WRITTEN REQUEST -
Pull every line containing "that" out of the material below.

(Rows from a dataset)
___

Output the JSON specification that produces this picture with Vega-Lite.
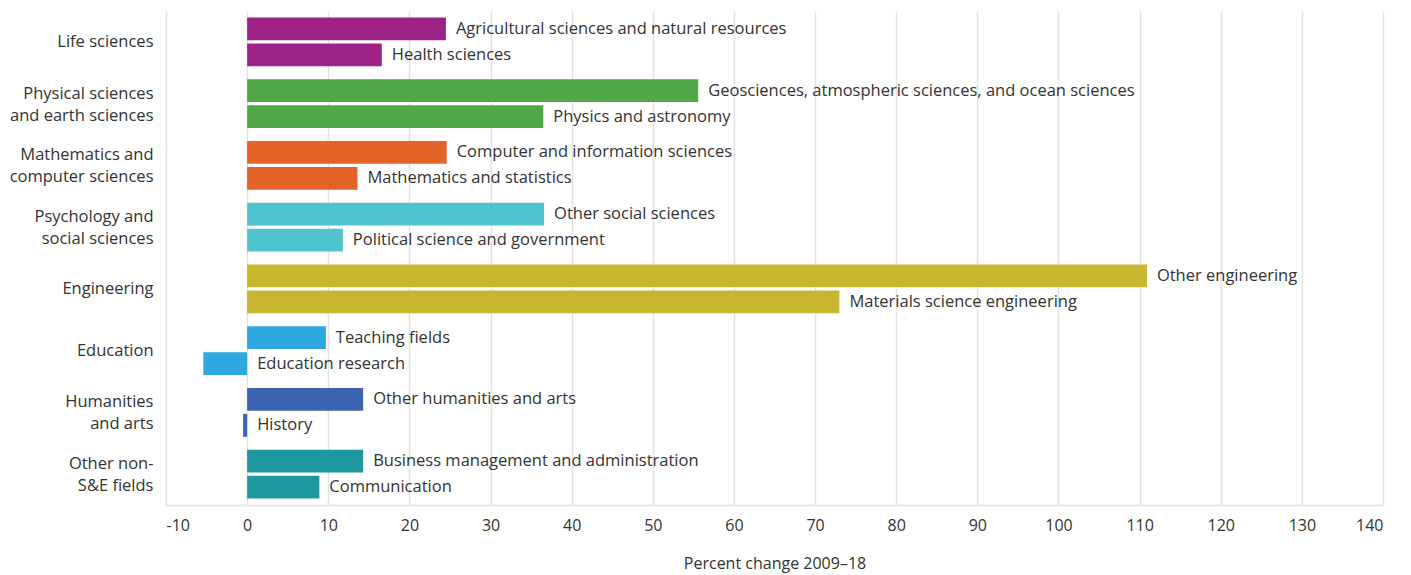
{
  "$schema": "https://vega.github.io/schema/vega-lite/v6.json",
  "autosize": {"type": "none"},
  "padding": {"left": 166, "top": 11, "right": 28, "bottom": 70},
  "width": 1217,
  "height": 494,
  "background": "white",
  "config": {
    "font": "Open Sans",
    "view": {"stroke": null}
  },
  "data": {
    "values": [
      {"group": "Life sciences", "rank": "a", "field": "Agricultural sciences and natural resources", "value": 24.5},
      {"group": "Life sciences", "rank": "b", "field": "Health sciences", "value": 16.6},
      {"group": "Physical sciences|and earth sciences", "rank": "a", "field": "Geosciences, atmospheric sciences, and ocean sciences", "value": 55.6},
      {"group": "Physical sciences|and earth sciences", "rank": "b", "field": "Physics and astronomy", "value": 36.5},
      {"group": "Mathematics and|computer sciences", "rank": "a", "field": "Computer and information sciences", "value": 24.6},
      {"group": "Mathematics and|computer sciences", "rank": "b", "field": "Mathematics and statistics", "value": 13.6},
      {"group": "Psychology and|social sciences", "rank": "a", "field": "Other social sciences", "value": 36.6},
      {"group": "Psychology and|social sciences", "rank": "b", "field": "Political science and government", "value": 11.8},
      {"group": "Engineering", "rank": "a", "field": "Other engineering", "value": 110.9},
      {"group": "Engineering", "rank": "b", "field": "Materials science engineering", "value": 73.0},
      {"group": "Education", "rank": "a", "field": "Teaching fields", "value": 9.7},
      {"group": "Education", "rank": "b", "field": "Education research", "value": -5.4},
      {"group": "Humanities|and arts", "rank": "a", "field": "Other humanities and arts", "value": 14.3},
      {"group": "Humanities|and arts", "rank": "b", "field": "History", "value": -0.5},
      {"group": "Other non-|S&E fields", "rank": "a", "field": "Business management and administration", "value": 14.3},
      {"group": "Other non-|S&E fields", "rank": "b", "field": "Communication", "value": 8.9}
    ]
  },
  "encoding": {
    "y": {
      "field": "group", "type": "nominal", "sort": null,
      "scale": {"paddingInner": 0.21, "paddingOuter": 0.105},
      "axis": {
        "title": null, "domain": false, "ticks": false, "grid": false,
        "labelExpr": "split(datum.label, '|')",
        "labelFontSize": 16.5, "labelColor": "#333333", "labelPadding": 13,
        "labelLineHeight": 22, "labelAlign": "right", "labelBaseline": "middle",
        "labelOffset": {"condition": {"test": "indexof(datum.value, '|') >= 0", "value": -10}, "value": 0}
      }
    },
    "yOffset": {
      "field": "rank", "type": "nominal",
      "scale": {"paddingInner": 0.12, "paddingOuter": 0}
    },
    "color": {
      "field": "group", "type": "nominal", "legend": null,
      "scale": {
        "domain": ["Life sciences", "Physical sciences|and earth sciences", "Mathematics and|computer sciences", "Psychology and|social sciences", "Engineering", "Education", "Humanities|and arts", "Other non-|S&E fields"],
        "range": ["#9C2385", "#52A846", "#E46428", "#4FC4CE", "#C8B62F", "#2EA9E0", "#3D64B0", "#1E979E"]
      }
    }
  },
  "layer": [
    {
      "mark": {"type": "bar"},
      "encoding": {
        "x": {
          "field": "value", "type": "quantitative",
          "scale": {"domain": [-10, 140], "nice": false, "zero": false},
          "axis": {
            "values": [-10, 0, 10, 20, 30, 40, 50, 60, 70, 80, 90, 100, 110, 120, 130, 140],
            "labelExpr": "'' + datum.value",
            "title": "Percent change 2009–18", "titleFontSize": 16, "titleFontWeight": "normal",
            "titleColor": "#333333", "titlePadding": 22,
            "labelFontSize": 16, "labelColor": "#333333", "labelPadding": 12,
            "ticks": false, "domainColor": "#e0e0e0", "domainWidth": 1.5,
            "gridColor": "#e3e3e3", "gridWidth": 1.5
          }
        }
      }
    },
    {
      "transform": [{"calculate": "max(datum.value, 0)", "as": "lx"}],
      "mark": {"type": "text", "align": "left", "baseline": "middle", "dx": 10, "fontSize": 16.5, "color": "#333333"},
      "encoding": {
        "x": {"field": "lx", "type": "quantitative"},
        "text": {"field": "field"},
        "color": {"value": "#333333"}
      }
    }
  ]
}
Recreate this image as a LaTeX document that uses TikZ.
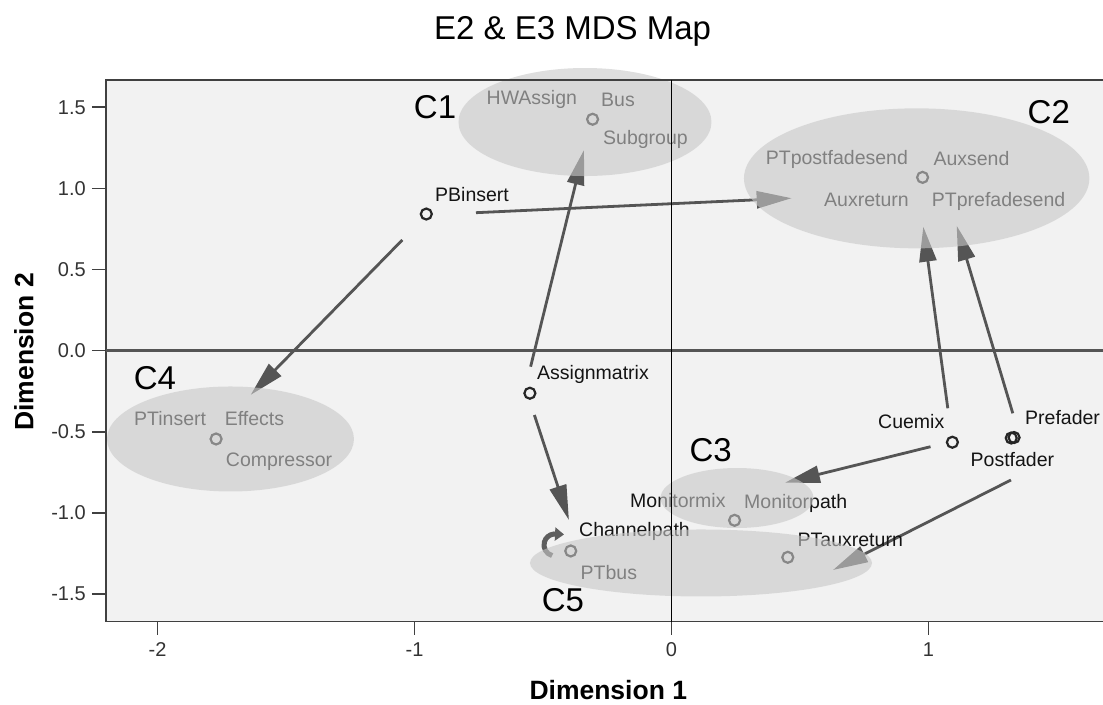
\documentclass[tikz,border=0pt]{standalone}
\usepackage{fontspec}
\setmainfont{Liberation Sans}
\usepackage{tikz}
\usepackage{xcolor}
\usetikzlibrary{shapes.geometric,arrows.meta}

\begin{document}
\begin{tikzpicture}[x=257pt,y=162.3pt,
  mypoint/.style={circle,draw=pointink,line width=2.2pt,inner sep=0,minimum size=11pt},
  mylabel/.style={anchor=west,inner sep=0,text height=14pt,text depth=0pt,text=labelink,font=\fontsize{19.5}{22}\selectfont},
  mycluster/.style={ellipse,inner sep=0,fill=clusterfill,fill opacity=0.6},
  mytag/.style={inner sep=0,font=\fontsize{33}{38}\selectfont},
  mytick/.style={inner sep=0,text=tickink,font=\fontsize{20}{24}\selectfont},
  mytitle/.style={inner sep=0,font=\bfseries\fontsize{26.5}{30}\selectfont},
  myarrow/.style={draw=arrowink,line width=2.8pt,-{Triangle[length=35pt,width=17pt]}},
  myloop/.style={draw=loopink,line width=5pt,-{Triangle[length=9pt,width=13pt]}},
  myframe/.style={draw=frameink,line width=1.6pt}]
\definecolor{plotbg}{HTML}{F2F2F2}
\definecolor{frameink}{HTML}{404040}
\definecolor{zeroink}{HTML}{555555}
\definecolor{arrowink}{HTML}{555555}
\definecolor{loopink}{HTML}{5E5E5E}
\definecolor{clusterfill}{HTML}{C8C8C8}
\definecolor{pointink}{HTML}{262626}
\definecolor{labelink}{HTML}{141414}
\definecolor{tickink}{HTML}{333333}
\useasboundingbox (-2.6128,-2.1830) rectangle (1.6790,2.1608);
\fill[white] (-2.6128,-2.1830) rectangle (1.6790,2.1608);
\fill[plotbg] (-2.2004,-1.6697) rectangle (1.6790,1.6679);
\node[inner sep=0,font=\fontsize{33}{38}\selectfont] (title) at (-0.385,1.970) {E2 \& E3 MDS Map};
  \foreach \name/\x/\y in {pbA/-0.7607/0.8503, cl2A/0.4677/0.9396,
    pbB/-1.0475/0.6821, cl4A/-1.6374/-0.2723,
    assignA/-0.5482/-0.0986, cl1A/-0.3405/1.2366,
    assignB/-0.5335/-0.3962, cl5A/-0.3992/-1.0431,
    cueA/1.0078/-0.5915, cl3A/0.4416/-0.8133,
    postA/1.3210/-0.7967, cl5B/0.6284/-1.3512,
    cueB/1.0751/-0.3549, cl2B/0.9798/0.7640,
    preA/1.3280/-0.3857, cl2C/1.1097/0.7702}
  {  \coordinate (\name) at (\x,\y);}
  \foreach \s/\t in {pbA/cl2A,pbB/cl4A,assignA/cl1A,assignB/cl5A,cueA/cl3A,postA/cl5B,cueB/cl2B,preA/cl2C}
  {  \draw[myarrow] (\s) -- (\t);}
  \foreach \name/\x/\y in {bus/-0.307/1.426, pbinsert/-0.954/0.842, aux/0.977/1.068,
    effects/-1.772/-0.544, assign/-0.551/-0.262, channel/-0.392/-1.234,
    monitor/0.2455/-1.045, ptaux/0.4525/-1.273, cuemix/1.093/-0.564,
    prefader/1.322/-0.538, postfader/1.333/-0.535}
  {  \node[mypoint] (\name) at (\x,\y) {};}
\draw[myloop] ([shift={(-18.6pt,-4.6pt)}]channel.center) arc[start angle=-105,end angle=-265,radius=11pt] -- ++(10pt,-0.5pt);
  \foreach \name/\x/\y/\txt in {lhw/-0.7198/1.557/HWAssign, lbus/-0.2743/1.5447/Bus,
    lsub/-0.2665/1.3106/Subgroup, lpb/-0.9202/0.9593/PBinsert,
    lpost/0.3665/1.1916/PTpostfadesend, lauxs/1.0187/1.1855/Auxsend,
    lauxr/0.5934/0.9328/Auxreturn, lpre/1.0125/0.9328/PTprefadesend,
    lins/-2.0914/-0.4208/PTinsert, leff/-1.7389/-0.4208/Effects,
    lcomp/-1.7342/-0.6673/Compressor, lassign/-0.5233/-0.1374/Assignmatrix,
    lchan/-0.3599/-1.1047/Channelpath, lptbus/-0.3541/-1.3666/PTbus,
    lmix/-0.1615/-0.9199/Monitormix, lpath/0.2821/-0.9304/Monitorpath,
    lptaux/0.4903/-1.1602/PTauxreturn, lcue/0.8035/-0.4375/Cuemix,
    lprefader/1.3755/-0.4116/Prefader, lpostfader/1.1634/-0.6734/Postfader}
  {  \node[mylabel] (\name) at (\x,\y) {\txt};}
  \foreach \name/\x/\y/\w/\h in {cl1/-0.3366/1.409/253/108, cl2/0.954/1.062/345.4/140,
    cl3/0.2549/-0.9076/153/60, cl4/-1.716/-0.544/247/105, cl5/0.1148/-1.308/342/67}
  {  \node[mycluster,minimum width=\w pt,minimum height=\h pt] (\name) at (\x,\y) {};}
  \foreach \name/\x/\y/\txt in {tag1/-0.920/1.501/C1, tag2/1.468/1.4726/C2,
    tag3/0.1525/-0.612/C3, tag4/-2.0097/-0.170/C4, tag5/-0.4222/-1.536/C5}
  {  \node[mytag] (\name) at (\x,\y) {\txt};}
\draw[myframe] (1.679,1.6679) -- (-2.2004,1.6679) -- (-2.2004,-1.6697) -- (1.679,-1.6697);
\draw[draw=zeroink,line width=2.4pt] (-2.2004,0) -- (1.679,0);
\draw[black,line width=1.5pt] (0,1.6679) -- (0,-1.7517);
  \foreach \yv/\yt [count=\i] in {1.5/1.5,1/1.0,0.5/0.5,0/0.0,-0.5/-0.5,-1/-1.0,-1.5/-1.5}
  {  \draw[myframe] (-2.2549,\yv) -- (-2.2004,\yv);
     \node[mytick,anchor=east] (ytick\i) at (-2.2782,\yv) {\yt};}
  \foreach \xv [count=\i] in {-2,-1,0,1}
  {  \draw[myframe] (\xv,-1.6697) -- (\xv,-1.7517);
     \node[mytick] (xtick\i) at (\xv,-1.8441) {\xv};}
\node[mytitle] (dimx) at (-0.2459,-2.0906) {Dimension 1};
\node[mytitle,rotate=90] (dimy) at (-2.5195,-0.008) {Dimension 2};
\end{tikzpicture}
\end{document}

___

RESULT OF THE EXERCISE -
Output the JSON specification that produces this picture with Vega-Lite.
Recreate this image as a LaTeX document that uses TikZ.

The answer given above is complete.